Menurut pemahaman Saya, pamong ini seperti hati nurani. Di beberapa momen terutama momen-momen genting hati nurani sering diungkapkan dengan kalimat ‘dengarkan hati nuranimu’. Pengalaman mendengarkan ‘hati nurani’ sulit dibuktikan secara fisik. Tapi proses mendengarkan hati nurani merupakan proses konklusi dari pengalaman batin dengan diri sendiri yang terjadi secara berulang-ulang.
Dalam pelaksanaan ‘mong-mong weton‘ perlu membuat ‘uba rampe‘. Menurut Sigit, ‘uba rampe‘ bisa disesuaikan dengan kondisi masing-masing. Paling sederhana adalah membuat nasi tumpeng, ‘gudangan‘ (aneka sayuran yang direbus; kacang panjang, bayem, tauge, kangkung, wortel, kubis, kenikir), telur rebus, lalu diletakkan di ‘layah‘ (cobek).

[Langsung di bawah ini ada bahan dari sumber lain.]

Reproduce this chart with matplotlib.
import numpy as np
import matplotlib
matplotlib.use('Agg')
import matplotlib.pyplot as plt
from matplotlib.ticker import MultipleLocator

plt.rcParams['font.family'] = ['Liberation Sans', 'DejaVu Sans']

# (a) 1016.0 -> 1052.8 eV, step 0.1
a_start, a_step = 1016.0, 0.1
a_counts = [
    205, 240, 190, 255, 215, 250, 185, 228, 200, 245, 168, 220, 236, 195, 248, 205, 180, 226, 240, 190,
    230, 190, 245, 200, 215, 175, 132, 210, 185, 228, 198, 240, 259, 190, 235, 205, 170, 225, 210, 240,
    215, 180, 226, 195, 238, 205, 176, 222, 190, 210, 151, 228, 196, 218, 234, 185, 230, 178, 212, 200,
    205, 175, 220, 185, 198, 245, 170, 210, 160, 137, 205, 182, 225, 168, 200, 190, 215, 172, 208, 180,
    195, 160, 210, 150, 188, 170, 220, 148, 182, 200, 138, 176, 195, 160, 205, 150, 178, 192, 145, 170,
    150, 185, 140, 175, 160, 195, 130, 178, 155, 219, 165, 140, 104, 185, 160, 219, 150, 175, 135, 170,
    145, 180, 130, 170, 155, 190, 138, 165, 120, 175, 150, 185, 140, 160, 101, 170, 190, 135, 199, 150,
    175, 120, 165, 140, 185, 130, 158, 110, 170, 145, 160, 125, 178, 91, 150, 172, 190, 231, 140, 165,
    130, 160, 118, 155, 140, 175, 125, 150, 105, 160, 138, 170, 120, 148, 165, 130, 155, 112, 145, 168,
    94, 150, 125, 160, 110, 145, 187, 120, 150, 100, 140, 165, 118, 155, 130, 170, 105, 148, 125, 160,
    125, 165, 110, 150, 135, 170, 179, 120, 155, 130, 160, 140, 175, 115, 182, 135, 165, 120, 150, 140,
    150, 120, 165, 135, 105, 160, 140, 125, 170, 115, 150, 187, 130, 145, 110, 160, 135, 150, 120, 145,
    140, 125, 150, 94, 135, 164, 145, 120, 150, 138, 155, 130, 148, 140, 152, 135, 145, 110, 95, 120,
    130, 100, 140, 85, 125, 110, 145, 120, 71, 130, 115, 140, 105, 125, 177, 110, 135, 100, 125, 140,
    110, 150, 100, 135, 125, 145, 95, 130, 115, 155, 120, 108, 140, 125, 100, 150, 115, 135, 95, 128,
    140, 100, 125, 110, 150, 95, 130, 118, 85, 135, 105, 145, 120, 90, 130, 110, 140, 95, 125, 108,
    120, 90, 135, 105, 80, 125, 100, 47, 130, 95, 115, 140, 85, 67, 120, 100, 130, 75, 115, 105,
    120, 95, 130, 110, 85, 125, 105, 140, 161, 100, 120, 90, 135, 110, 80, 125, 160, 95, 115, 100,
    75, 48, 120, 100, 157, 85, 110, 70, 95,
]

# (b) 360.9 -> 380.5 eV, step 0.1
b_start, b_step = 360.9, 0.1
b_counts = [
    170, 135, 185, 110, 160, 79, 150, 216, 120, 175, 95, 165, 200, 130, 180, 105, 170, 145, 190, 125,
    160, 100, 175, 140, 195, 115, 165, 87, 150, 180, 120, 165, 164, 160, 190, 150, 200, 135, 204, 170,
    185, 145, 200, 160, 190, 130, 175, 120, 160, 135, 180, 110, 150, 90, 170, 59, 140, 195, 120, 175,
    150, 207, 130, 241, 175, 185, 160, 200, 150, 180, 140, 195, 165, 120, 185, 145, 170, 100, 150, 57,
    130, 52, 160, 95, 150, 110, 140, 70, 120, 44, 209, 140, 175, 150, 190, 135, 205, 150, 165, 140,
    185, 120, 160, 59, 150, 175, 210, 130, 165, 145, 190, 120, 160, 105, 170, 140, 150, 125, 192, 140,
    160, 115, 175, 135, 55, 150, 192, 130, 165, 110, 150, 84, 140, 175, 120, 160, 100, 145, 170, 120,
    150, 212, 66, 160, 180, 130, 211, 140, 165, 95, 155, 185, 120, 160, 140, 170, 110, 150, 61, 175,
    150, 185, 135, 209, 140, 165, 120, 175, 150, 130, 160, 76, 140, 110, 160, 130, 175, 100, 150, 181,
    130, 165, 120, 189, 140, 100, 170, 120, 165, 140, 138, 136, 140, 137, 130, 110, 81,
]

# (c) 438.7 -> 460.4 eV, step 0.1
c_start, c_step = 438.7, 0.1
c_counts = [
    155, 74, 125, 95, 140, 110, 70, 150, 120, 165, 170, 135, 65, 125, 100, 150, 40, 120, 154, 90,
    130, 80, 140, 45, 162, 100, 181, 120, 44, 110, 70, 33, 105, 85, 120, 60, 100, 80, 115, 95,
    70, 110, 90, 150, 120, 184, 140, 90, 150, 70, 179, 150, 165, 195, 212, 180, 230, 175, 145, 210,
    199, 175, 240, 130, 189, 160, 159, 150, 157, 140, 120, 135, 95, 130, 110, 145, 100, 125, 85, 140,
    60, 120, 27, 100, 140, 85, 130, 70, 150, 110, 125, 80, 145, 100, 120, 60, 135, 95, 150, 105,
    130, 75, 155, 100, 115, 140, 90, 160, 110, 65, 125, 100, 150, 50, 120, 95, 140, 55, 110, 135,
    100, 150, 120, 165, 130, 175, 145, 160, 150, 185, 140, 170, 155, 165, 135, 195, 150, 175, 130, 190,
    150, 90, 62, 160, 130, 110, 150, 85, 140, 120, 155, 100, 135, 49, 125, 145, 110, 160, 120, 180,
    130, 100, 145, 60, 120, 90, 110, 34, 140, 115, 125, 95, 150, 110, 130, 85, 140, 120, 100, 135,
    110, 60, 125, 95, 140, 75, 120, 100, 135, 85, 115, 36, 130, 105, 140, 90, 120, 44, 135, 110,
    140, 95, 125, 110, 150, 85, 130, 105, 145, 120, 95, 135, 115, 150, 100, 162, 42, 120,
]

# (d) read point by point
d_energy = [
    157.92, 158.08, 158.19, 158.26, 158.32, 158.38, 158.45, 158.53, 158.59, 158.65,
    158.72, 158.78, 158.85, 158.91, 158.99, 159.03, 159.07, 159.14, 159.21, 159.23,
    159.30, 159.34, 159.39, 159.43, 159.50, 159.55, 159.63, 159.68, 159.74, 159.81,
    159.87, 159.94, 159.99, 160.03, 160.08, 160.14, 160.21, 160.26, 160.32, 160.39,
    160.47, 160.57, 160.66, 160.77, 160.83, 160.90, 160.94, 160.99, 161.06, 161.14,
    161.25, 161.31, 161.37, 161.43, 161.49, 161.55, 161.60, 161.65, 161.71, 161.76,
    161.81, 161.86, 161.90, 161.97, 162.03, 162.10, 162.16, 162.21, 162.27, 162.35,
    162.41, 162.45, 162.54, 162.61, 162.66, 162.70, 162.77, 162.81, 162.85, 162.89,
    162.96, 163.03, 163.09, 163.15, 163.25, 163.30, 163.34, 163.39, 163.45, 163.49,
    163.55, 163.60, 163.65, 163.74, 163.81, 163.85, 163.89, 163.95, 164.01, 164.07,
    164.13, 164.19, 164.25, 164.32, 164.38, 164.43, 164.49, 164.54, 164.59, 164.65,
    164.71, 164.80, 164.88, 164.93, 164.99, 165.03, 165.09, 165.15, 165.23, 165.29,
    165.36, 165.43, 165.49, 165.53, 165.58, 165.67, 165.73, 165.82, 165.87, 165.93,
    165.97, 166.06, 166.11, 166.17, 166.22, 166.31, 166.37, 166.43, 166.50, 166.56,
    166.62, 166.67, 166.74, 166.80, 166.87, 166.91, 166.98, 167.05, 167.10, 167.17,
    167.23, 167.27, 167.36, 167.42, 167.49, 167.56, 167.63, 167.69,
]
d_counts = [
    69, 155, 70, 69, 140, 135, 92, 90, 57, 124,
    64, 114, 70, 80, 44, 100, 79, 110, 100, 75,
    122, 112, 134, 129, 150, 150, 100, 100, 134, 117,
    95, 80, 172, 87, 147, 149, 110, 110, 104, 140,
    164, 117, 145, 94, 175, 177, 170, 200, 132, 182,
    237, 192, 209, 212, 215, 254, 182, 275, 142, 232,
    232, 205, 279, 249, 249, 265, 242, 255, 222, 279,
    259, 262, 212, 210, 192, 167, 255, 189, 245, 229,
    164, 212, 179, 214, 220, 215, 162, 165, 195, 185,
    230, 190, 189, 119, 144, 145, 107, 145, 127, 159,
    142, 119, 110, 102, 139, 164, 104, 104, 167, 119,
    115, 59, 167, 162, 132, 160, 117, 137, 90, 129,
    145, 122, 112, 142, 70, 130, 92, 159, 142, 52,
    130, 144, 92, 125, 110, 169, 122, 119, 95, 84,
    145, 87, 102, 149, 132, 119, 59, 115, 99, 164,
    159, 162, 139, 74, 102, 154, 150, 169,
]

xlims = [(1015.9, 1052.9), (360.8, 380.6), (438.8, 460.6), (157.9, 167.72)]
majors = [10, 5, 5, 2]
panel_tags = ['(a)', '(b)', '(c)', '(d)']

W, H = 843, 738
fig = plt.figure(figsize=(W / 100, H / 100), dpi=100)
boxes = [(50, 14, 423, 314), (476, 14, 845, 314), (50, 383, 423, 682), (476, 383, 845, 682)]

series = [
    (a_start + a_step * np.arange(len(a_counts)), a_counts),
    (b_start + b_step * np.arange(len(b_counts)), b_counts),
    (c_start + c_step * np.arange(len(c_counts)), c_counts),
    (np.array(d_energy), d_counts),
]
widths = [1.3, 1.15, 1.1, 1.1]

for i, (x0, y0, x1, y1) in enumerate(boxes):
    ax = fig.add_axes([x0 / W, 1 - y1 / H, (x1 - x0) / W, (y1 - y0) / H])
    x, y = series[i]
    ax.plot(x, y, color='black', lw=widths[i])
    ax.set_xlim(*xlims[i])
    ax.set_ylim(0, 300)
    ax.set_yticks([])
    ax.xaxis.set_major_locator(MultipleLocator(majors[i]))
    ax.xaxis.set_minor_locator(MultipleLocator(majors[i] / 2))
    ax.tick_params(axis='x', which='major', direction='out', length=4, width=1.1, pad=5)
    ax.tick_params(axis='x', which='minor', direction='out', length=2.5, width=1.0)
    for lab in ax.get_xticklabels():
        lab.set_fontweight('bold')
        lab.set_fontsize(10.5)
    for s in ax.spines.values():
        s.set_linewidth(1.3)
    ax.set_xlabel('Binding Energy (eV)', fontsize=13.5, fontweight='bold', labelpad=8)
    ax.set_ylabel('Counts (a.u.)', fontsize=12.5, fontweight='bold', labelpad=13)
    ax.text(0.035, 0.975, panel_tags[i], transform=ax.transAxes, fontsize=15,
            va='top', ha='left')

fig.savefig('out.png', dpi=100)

Setelah itu didoakan oleh orang tua, biasanya bapak ibu, atau simbah. Meminta perlindungan serta keselamatan kepada Tuhan, setelah itu baru dimakan bersama-sama.
Usai memahami percakapan dengan Sigit, Saya berefleksi bahwasannya tradisi Jawa yang diturunkan oleh nenek moyang sangat arif. Tindakan yang visioner, mampu merumuskan semacam taktik mitigasi kekacauan hidup melalui teknologi ‘pengeling-eling’ seperti ‘mong-mong weton‘. Sayangnya, teknologi hari ini hanya dimaknai sebatas kecanggihan mesin dan robot yang berasal dari ciptaan manusia. Tak banyak orang yang menganggap bahwa ‘Pengeling-eling’ yang dirumuskan oleh para sesepuh Jawa, juga sebuah teknologi yang super canggih dalam mengurangi kerusakan yang terjadi akibat kerakusan manusia.